> **Description of the task**: Quote the whole listing word for word. Do not include the pictures.

--- Begin ---

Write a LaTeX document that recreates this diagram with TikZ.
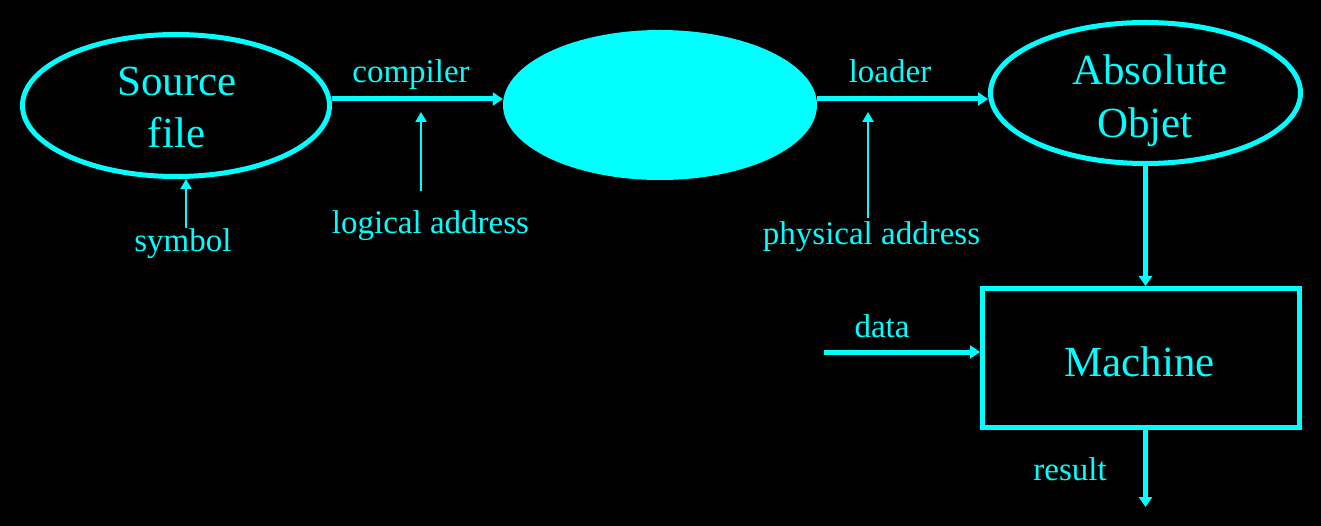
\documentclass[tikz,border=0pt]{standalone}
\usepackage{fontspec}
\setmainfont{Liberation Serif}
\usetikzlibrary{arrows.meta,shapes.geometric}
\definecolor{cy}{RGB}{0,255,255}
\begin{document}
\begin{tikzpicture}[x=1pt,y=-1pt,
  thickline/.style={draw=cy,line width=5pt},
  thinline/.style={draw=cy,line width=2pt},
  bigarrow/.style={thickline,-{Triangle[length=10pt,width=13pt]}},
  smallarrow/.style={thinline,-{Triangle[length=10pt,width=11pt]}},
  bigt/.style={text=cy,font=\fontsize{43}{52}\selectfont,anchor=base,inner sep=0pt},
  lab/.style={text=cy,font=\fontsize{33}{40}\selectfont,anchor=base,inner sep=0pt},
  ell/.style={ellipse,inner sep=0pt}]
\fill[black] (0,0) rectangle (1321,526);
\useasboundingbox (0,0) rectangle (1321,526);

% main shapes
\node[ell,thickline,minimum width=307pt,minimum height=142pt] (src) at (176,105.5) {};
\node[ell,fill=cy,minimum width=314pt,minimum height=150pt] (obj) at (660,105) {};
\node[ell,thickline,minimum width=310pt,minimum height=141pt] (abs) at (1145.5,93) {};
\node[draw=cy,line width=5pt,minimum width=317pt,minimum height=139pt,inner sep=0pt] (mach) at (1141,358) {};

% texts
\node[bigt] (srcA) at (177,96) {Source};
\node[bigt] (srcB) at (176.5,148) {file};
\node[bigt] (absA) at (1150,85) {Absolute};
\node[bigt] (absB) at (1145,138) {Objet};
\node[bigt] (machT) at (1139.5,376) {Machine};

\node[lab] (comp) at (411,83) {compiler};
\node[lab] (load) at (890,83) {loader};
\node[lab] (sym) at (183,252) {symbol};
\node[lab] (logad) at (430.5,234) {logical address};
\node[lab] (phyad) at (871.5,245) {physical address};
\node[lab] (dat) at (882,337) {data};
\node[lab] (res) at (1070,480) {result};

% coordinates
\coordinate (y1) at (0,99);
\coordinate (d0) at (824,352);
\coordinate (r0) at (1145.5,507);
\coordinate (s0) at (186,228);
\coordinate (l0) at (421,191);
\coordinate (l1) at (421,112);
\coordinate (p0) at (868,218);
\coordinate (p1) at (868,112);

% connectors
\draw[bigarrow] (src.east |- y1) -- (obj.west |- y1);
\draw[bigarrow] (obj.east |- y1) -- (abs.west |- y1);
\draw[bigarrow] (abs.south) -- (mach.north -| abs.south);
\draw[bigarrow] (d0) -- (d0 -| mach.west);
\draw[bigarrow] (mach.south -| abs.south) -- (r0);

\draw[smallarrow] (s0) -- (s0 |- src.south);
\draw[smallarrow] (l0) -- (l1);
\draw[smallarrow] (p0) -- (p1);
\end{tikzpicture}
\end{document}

--- End ---

> **Task response**:
Write a LaTeX document that recreates this diagram with TikZ.
\documentclass[tikz,border=0pt]{standalone}
\usepackage{fontspec}
\setmainfont{Liberation Serif}
\usetikzlibrary{arrows.meta,shapes.geometric}
\definecolor{cy}{RGB}{0,255,255}
\begin{document}
\begin{tikzpicture}[x=1pt,y=-1pt,
  thickline/.style={draw=cy,line width=5pt},
  thinline/.style={draw=cy,line width=2pt},
  bigarrow/.style={thickline,-{Triangle[length=10pt,width=13pt]}},
  smallarrow/.style={thinline,-{Triangle[length=10pt,width=11pt]}},
  bigt/.style={text=cy,font=\fontsize{43}{52}\selectfont,anchor=base,inner sep=0pt},
  lab/.style={text=cy,font=\fontsize{33}{40}\selectfont,anchor=base,inner sep=0pt},
  ell/.style={ellipse,inner sep=0pt}]
\fill[black] (0,0) rectangle (1321,526);
\useasboundingbox (0,0) rectangle (1321,526);

% main shapes
\node[ell,thickline,minimum width=307pt,minimum height=142pt] (src) at (176,105.5) {};
\node[ell,fill=cy,minimum width=314pt,minimum height=150pt] (obj) at (660,105) {};
\node[ell,thickline,minimum width=310pt,minimum height=141pt] (abs) at (1145.5,93) {};
\node[draw=cy,line width=5pt,minimum width=317pt,minimum height=139pt,inner sep=0pt] (mach) at (1141,358) {};

% texts
\node[bigt] (srcA) at (177,96) {Source};
\node[bigt] (srcB) at (176.5,148) {file};
\node[bigt] (absA) at (1150,85) {Absolute};
\node[bigt] (absB) at (1145,138) {Objet};
\node[bigt] (machT) at (1139.5,376) {Machine};

\node[lab] (comp) at (411,83) {compiler};
\node[lab] (load) at (890,83) {loader};
\node[lab] (sym) at (183,252) {symbol};
\node[lab] (logad) at (430.5,234) {logical address};
\node[lab] (phyad) at (871.5,245) {physical address};
\node[lab] (dat) at (882,337) {data};
\node[lab] (res) at (1070,480) {result};

% coordinates
\coordinate (y1) at (0,99);
\coordinate (d0) at (824,352);
\coordinate (r0) at (1145.5,507);
\coordinate (s0) at (186,228);
\coordinate (l0) at (421,191);
\coordinate (l1) at (421,112);
\coordinate (p0) at (868,218);
\coordinate (p1) at (868,112);

% connectors
\draw[bigarrow] (src.east |- y1) -- (obj.west |- y1);
\draw[bigarrow] (obj.east |- y1) -- (abs.west |- y1);
\draw[bigarrow] (abs.south) -- (mach.north -| abs.south);
\draw[bigarrow] (d0) -- (d0 -| mach.west);
\draw[bigarrow] (mach.south -| abs.south) -- (r0);

\draw[smallarrow] (s0) -- (s0 |- src.south);
\draw[smallarrow] (l0) -- (l1);
\draw[smallarrow] (p0) -- (p1);
\end{tikzpicture}
\end{document}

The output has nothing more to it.